It is always disappointing when an ETI member is in the news for the wrong reasons. But that's what happened this week when the Grocery Code Adjudicator rightly condemned Tesco’s failure to pay its suppliers on time, with the failure amounting to millions of pounds. The Adjudicator has consequently ordered the supermarket to make significant changes in its dealings and to report regularly on implementation.
Dave Lewis, Tesco’s new CEO has publicly apologised, saying he is “sorry” and has pledged to fundamentally change the way Tesco works with suppliers adding, “over the last year we have worked hard to make Tesco a very different company from the one described in the GCA report.….We have changed the way we work by reorganising, refocusing and retraining our teams and we will continue to work in a way which is consistent with the recommendations.”
The ETI’s code of conduct, our Base Code, is concerned with the impact of a company’s policies and practices on workers in its supply chains. If a supplier is poorly treated, this inevitably has a knock-on effect for its workers. As such, we are very aware of the challenge many suppliers face in meeting ethical trade standards when multinationals’ payment terms are often 60 days or more, let alone up to two years as occurred with Tesco.

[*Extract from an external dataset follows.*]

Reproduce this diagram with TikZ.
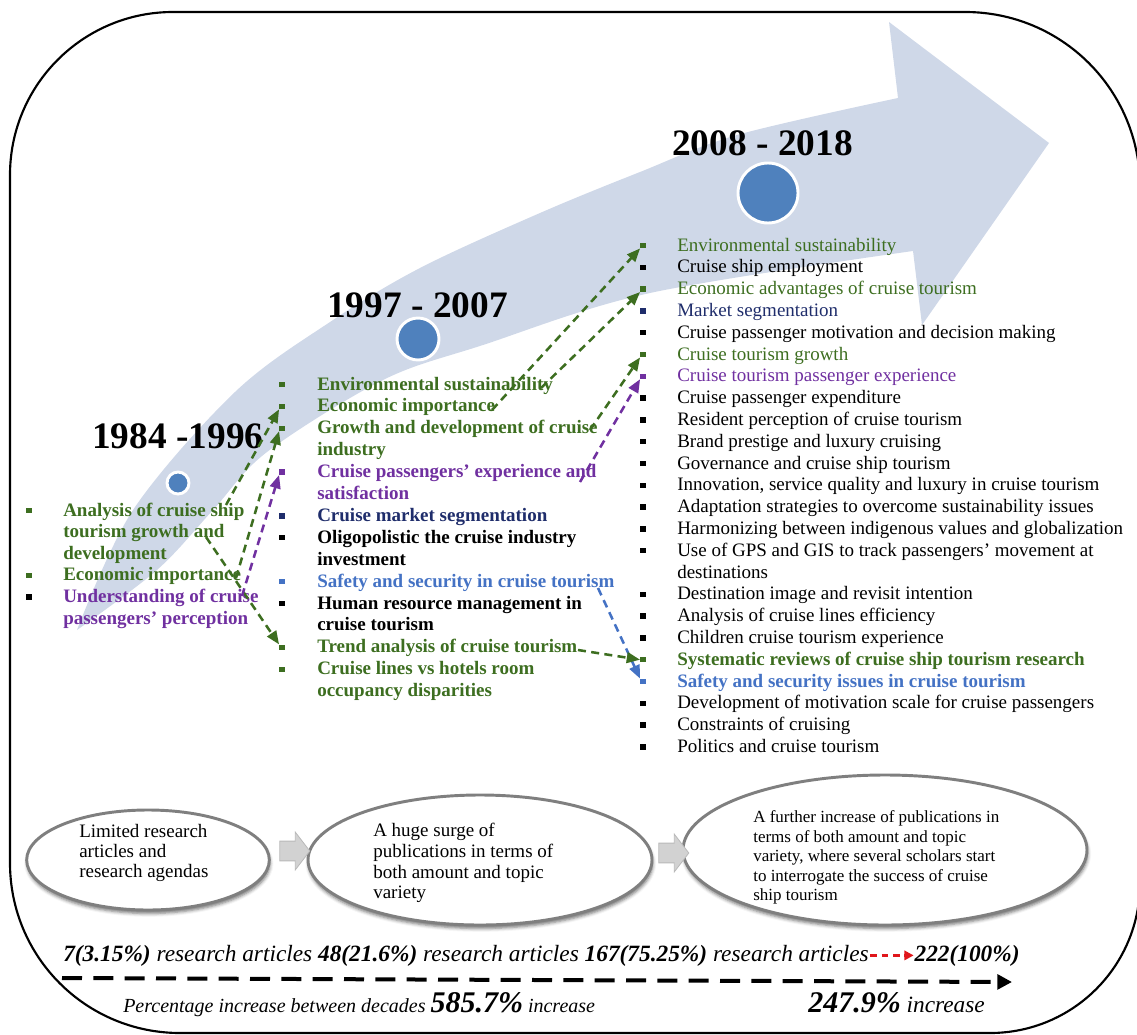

For small companies, delays in payment are at the very least challenging and are often commercially unsustainable. The existence of the Grocery Code Adjudicator and the role of the Adjudicator in highlighting such risks and challenging poor practice is therefore very necessary. However, we do not believe that these are isolated practices and certainly not just in UK supply chains. All companies sourcing goods and materials from the UK and overseas should learn important lessons from this ruling.